Let's assume a dynamic SQL query of select last_name from employee where ssn=:ssn
The order of battle goes like this:
- Client prepares the query which, as a side effect, formats the SQLDAs.
- The client puts the address of "ssn" into the input SQLDA.
- The client calls isc_dsql_execute with the input SQLDA.
- The Y-valve munches the SQLDA, creating a matching BLR record definition and a corresponding message buffer.
- The Y-valve copies the data from the SQLDA into the message buffer.
- The Y-valve calls isc_dsql_execute2.
- The isc_dsql_execute2 (this is remote request) calls REM_execute2. REM_execute2 passes, among other things, the BLR length and BLR string, then walks the message (driven by BLR string) sending data over the wire in canonical network format.
- The remote server function execute_statement gets the BLR length and string from the wire, allocates a buffer, and maps from the data from wire in canonical network format to local format. It also gets the output BLR length, output BLR string, and buffer length for later use.
- The remote server calls the Y-valve isc_dsql_execute2 with its glorious 13 arguments.
- The Y-valve passes the 13 glorious arguments to DSQL.
- DSQL parses the input BLR string, using this to copy data from the input message to the request message.
- DSQL then calls the Y-valve isc_start_and_send with its message. The Y-valve calls the engine JRD8_start_and_send to actually do something.
If everything was OK, the status rolls all the way back to the client. When the client calls isc_dsql_fetch, the ballad resumes:
- The client sticks the address of his variable to hold last_name in the output SQLDA.
- The client calls isc_dsql_fetch
- The Y-valve munches the SQLDA, creating a matching BLR record definition and a buffer big enough to hold the record.
- The Y-valve calls isc_dsql_fetch_m with the length and address of the BLR string, the address and length of the message buffer, and a useless message number.
- The Y-valve calls the remote dsql_fetch, which puts the BLR length, BLR string, message length, and useless record number over the wire.
- The remote server fetch picks up the stuff off the wire and calls the Y-valve fetch.
- The Y-valve fetch calls the DSQL fetch
- The DSQL fetch calls the Y-valve isc_receive
- The Y-valve calls the engine JRD_receive, which returns a formatted message.
- The DSQL fetch parses the BLR string to copy the data from the request record (returned by engine) to the DSQL message.
- The remote server parses the BLR string to copy the data from the request record to the wire format.
- The remote interface parses the BLR string to copy the data from the wire format to the DSQL message.
- The Y-valve copies the data from DSQL message to the SQLDA.
- The user gets his data.
That's a lot of copying.
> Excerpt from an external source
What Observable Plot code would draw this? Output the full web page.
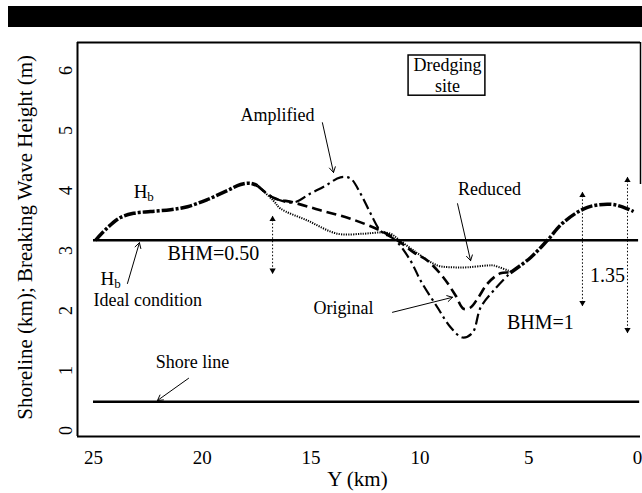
<!DOCTYPE html>
<html><head><meta charset="utf-8">
<script src="https://cdn.jsdelivr.net/npm/d3@7"></script>
<script src="https://cdn.jsdelivr.net/npm/@observablehq/plot@0.6"></script>
<style>
body{margin:0;background:#fff;}
#wrap{position:relative;width:642px;height:493px;}
#bar{position:absolute;left:8px;top:6px;width:634px;height:21px;background:#000;}
#chart{position:absolute;left:0;top:0;}
</style></head><body><div id="wrap"><div id="chart"></div><div id="bar"></div></div>
<script>
// Tick labels
const xTicks = [25, 20, 15, 10, 5, 0];
const yTicks = [0, 1, 2, 3, 4, 5, 6];

// Hb common part (left), Y in km, breaking wave height in m
const hbLeftX = [24.91, 24.36, 23.76, 23.16, 22.38, 21.46, 20.68, 19.76, 18.84, 18.24, 17.78, 17.46];
const hbLeftY = [3.17, 3.38, 3.55, 3.62, 3.65, 3.68, 3.73, 3.85, 4.00, 4.10, 4.12, 4.08];
// Amplified
const ampX = [17.46, 16.73, 15.81, 15.03, 14.34, 13.65, 13.19, 12.73, 12.27, 11.81, 11.12, 10.43, 9.97, 9.19, 8.59, 8.04, 7.58, 7.21, 6.62, 5.84];
const ampY = [4.08, 3.88, 3.80, 3.95, 4.08, 4.22, 4.20, 3.95, 3.62, 3.33, 3.17, 2.83, 2.50, 2.05, 1.72, 1.55, 1.63, 2.05, 2.33, 2.63];
// Original
const origX = [17.46, 16.73, 15.81, 14.57, 13.19, 11.81, 11.03, 10.29, 9.65, 8.92, 8.36, 8.00, 7.67, 7.31, 6.89, 6.30, 5.84];
const origY = [4.08, 3.88, 3.80, 3.67, 3.53, 3.33, 3.17, 2.97, 2.83, 2.55, 2.25, 2.03, 2.05, 2.22, 2.45, 2.62, 2.63];
// Reduced
const redX = [17.46, 16.73, 16.41, 15.17, 13.79, 12.59, 11.81, 11.35, 11.03, 10.29, 9.19, 8.46, 7.81, 6.89, 6.62, 5.84];
const redY = [4.08, 3.83, 3.70, 3.50, 3.28, 3.28, 3.30, 3.28, 3.20, 3.00, 2.75, 2.72, 2.72, 2.75, 2.75, 2.65];
// Hb common part (right)
const hbRightX = [5.84, 4.92, 4.14, 3.40, 2.30, 1.24, 0.64, 0.18];
const hbRightY = [2.63, 2.88, 3.17, 3.47, 3.72, 3.77, 3.72, 3.65];

// Reference lines
const idealLevel = 3.17;
const shoreLevel = 0.48;

// Annotations
const labels = [
  {x: 16.54, y: 5.25, t: "Amplified", s: 18},
  {x: 19.49, y: 2.95, t: "BHM=0.50", s: 20},
  {x: 6.80, y: 4.02, t: "Reduced", s: 18},
  {x: 13.51, y: 2.03, t: "Original", s: 18},
  {x: 4.46, y: 1.80, t: "BHM=1", s: 20},
  {x: 1.38, y: 2.58, t: "1.35", s: 20},
  {x: 20.45, y: 1.13, t: "Shore line", s: 18},
  {x: 8.73, y: 6.08, t: "Dredging", s: 18},
  {x: 8.73, y: 5.74, t: "site", s: 18}
];
const hLabels = [{x: 22.84, y: 3.97}, {x: 24.36, y: 2.53}];
const arrows = [
  {x1: 14.48, y1: 5.13, x2: 13.97, y2: 4.30},
  {x1: 23.44, y1: 2.45, x2: 22.89, y2: 3.13},
  {x1: 20.63, y1: 0.87, x2: 22.06, y2: 0.50},
  {x1: 8.27, y1: 3.78, x2: 7.67, y2: 2.83},
  {x1: 11.26, y1: 1.97, x2: 8.50, y2: 2.22}
];
const dimLines = [
  {x: 16.77, y1: 3.57, y2: 2.62},
  {x: 2.53, y1: 3.97, y2: 2.08},
  {x: 0.46, y1: 4.22, y2: 1.63}
];
const box = [{x1: 10.52, x2: 6.99, y1: 6.25, y2: 5.58}];

const xL = 25.735, xR = -0.138, yB = -0.1, yT = 6.4667;
const zip = (xs, ys) => xs.map((x, i) => ({x, y: ys[i]}));
const lineOpts = {x: "x", y: "y", curve: "catmull-rom", strokeLinecap: "butt", strokeLinejoin: "round"};

const plot = Plot.plot({
  width: 642, height: 493,
  marginLeft: 77, marginRight: 2, marginTop: 42, marginBottom: 57,
  style: {fontFamily: "Liberation Serif", color: "#000", background: "transparent"},
  x: {domain: [xL, xR], axis: null},
  y: {domain: [yB, yT], axis: null},
  marks: [
    // frame
    Plot.ruleX([xL], {strokeWidth: 2}),
    Plot.ruleY([yT], {strokeWidth: 2}),
    Plot.ruleY([yB], {strokeWidth: 2}),
    Plot.ruleX([xR], {y1: 4.1, y2: yT, strokeWidth: 1.5}),
    // tick labels
    Plot.text(xTicks, {x: d => d, y: yB, text: d => String(d), dy: 21, fontSize: 19}),
    Plot.text(yTicks, {x: xL, y: d => d, text: d => String(d), dx: -11, rotate: -90, fontSize: 18}),
    Plot.text(["Y (km)"], {x: 12.87, frameAnchor: "bottom", dy: 49, fontSize: 21}),
    Plot.text(["Shoreline (km); Breaking Wave Height (m)"], {frameAnchor: "left", y: 3.22, dx: -52, rotate: -90, textAnchor: "middle", fontSize: 21}),
    // reference lines
    Plot.ruleY([idealLevel], {x1: 25, x2: -0.05, strokeWidth: 2.5}),
    Plot.ruleY([shoreLevel], {x1: 25, x2: -0.1, strokeWidth: 2.5}),
    // series
    Plot.line(zip(redX, redY), {...lineOpts, strokeWidth: 2, strokeDasharray: "1.2,1.2"}),
    Plot.line(zip(origX, origY), {...lineOpts, strokeWidth: 2.6, strokeDasharray: "10,5"}),
    Plot.line(zip(ampX, ampY), {...lineOpts, strokeWidth: 2.2, strokeDasharray: "11,4,2.5,4"}),
    Plot.line(zip(hbLeftX, hbLeftY), {...lineOpts, strokeWidth: 3.5, strokeDasharray: "12,2,3,2"}),
    Plot.line(zip(hbRightX, hbRightY), {...lineOpts, strokeWidth: 3.5, strokeDasharray: "12,2,3,2"}),
    // dredging box
    Plot.rect(box, {x1: "x1", x2: "x2", y1: "y1", y2: "y2", fill: "none", stroke: "#000", strokeWidth: 1.5}),
    // annotations
    Plot.text(labels, {x: "x", y: "y", text: "t", fontSize: "s"}),
    Plot.text(hLabels, {x: "x", y: "y", text: () => "H", fontSize: 19}),
    Plot.text(hLabels, {x: "x", y: "y", text: () => "b", fontSize: 13, dx: 10, dy: 5}),
    Plot.text(["Ideal condition"], {x: 25.0, y: 2.17, textAnchor: "start", fontSize: 18}),
    Plot.arrow(arrows, {x1: "x1", y1: "y1", x2: "x2", y2: "y2", headLength: 9, strokeWidth: 1}),
    Plot.link(dimLines, {x1: "x", x2: "x", y1: "y1", y2: "y2", strokeWidth: 1, strokeDasharray: "1.5,2"}),
    Plot.dot(dimLines, {x: "x", y: "y1", symbol: "triangle2", r: 3, fill: "#000", stroke: null, dy: 3}),
    Plot.dot(dimLines, {x: "x", y: "y2", symbol: "triangle2", r: 3, fill: "#000", stroke: null, rotate: 180, dy: -3})
  ]
});
document.getElementById("chart").append(plot);
</script>
</body></html>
And most of it isn't necessary.
Wire transport, Vulcan-style
One of the changes I've made in Vulcan is to move DSQL from the Y-valve to the engine. In itself, this doesn't do anything to reduce the copying, but it does allow DSQL to share compiled statements (not yet activated), use internal engine metadata, and go straight to the engine, skipping another trip through the Y-valve. Over time, it should also permit, yea encourage, closer integration of engine and SQL, which is a very good thing.
There are constraints and there are alternatives.
Here are the constraints on a redesign:
- The DSQL API is sacrosanct.
- We're stuck with both the SQLDA and XSQLDA.
- We need to be able to talk to old servers.
- Existing programs need to be able to talk to new servers
The blr/msg forms of DSQL calls can probably be dropped, though the existing remote protocol makes this unfeasible.
Architectural alternatives abound, including:
- Pass the SQLDA/XSQLDAs through the Y-valve to the providers.
- Extend the engine with a BLR verb to give direct access to a SQLDA variable.
- Teach the remote interface to map SQLDAs directly.
- Variation: map SQLDA/XSQLDA to something less stupid and pass it instead.
- Implement a full-bore JDBC interface through the plumbing into the engine.
- Reimplement DSQL as a thin but ugly client service layered on JDBC.
Thoughts? Comments? Suggestions?
If the current architecture makes sense to you, you probably don't understand it yet. Keep trying.